Mineral Resource Estimate Key Highlights

  • Large 'at surface' Mineral Resource Estimate in a premier gold mining jurisdiction;
  • Inferred Mineral Resource of 38.3 million tonnes at an average grade of 1.23 g/t Au for
    1,509,100 ounces of gold;
  • Indicated Mineral Resource of 11.0 million tonnes at an average grade of 1.56 g/t Au for an additional 550,800 ounces of gold;
  • Gold mineralization remains open for further expansion in all contributing zones; and
  • Technical report available on the Company's website and on SEDAR.
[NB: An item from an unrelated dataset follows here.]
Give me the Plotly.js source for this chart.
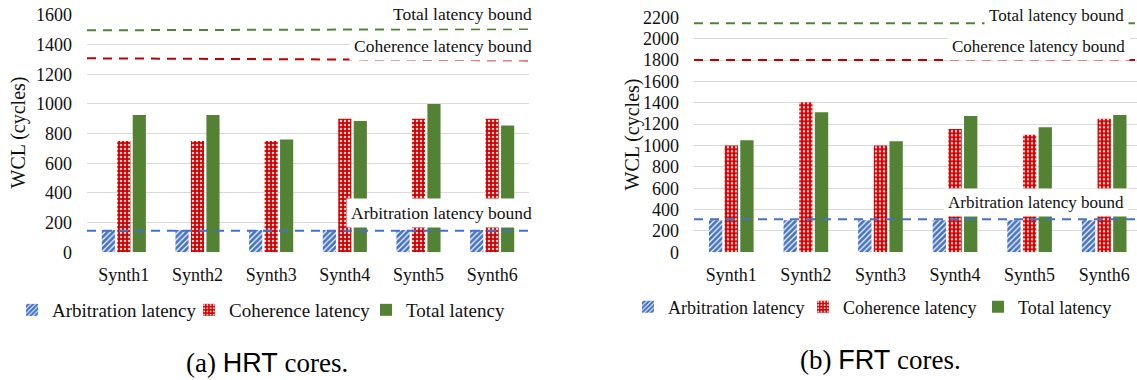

"The quantity of gold, the grade, the exposure of the mineralization at surface, the robustness of the Mineral Resource Estimate, and the location in a supportive global gold mining epicenter, places the Fondaway Canyon project in a highly select and coveted group." states Mike Sieb, President, Getchell Gold Corp. "Combined with a strong gold price and healthier forecast, the mineralization fully open for further expansion, and aggressive advancement planned, Getchell Gold Corp. is poised to realize significant upside this year."

The results of the Mineral Resource Estimate are as follows:

Table 1: Fondaway Canyon Global Mineral Resources Estimate at a price of US$ 1,650 per ounce.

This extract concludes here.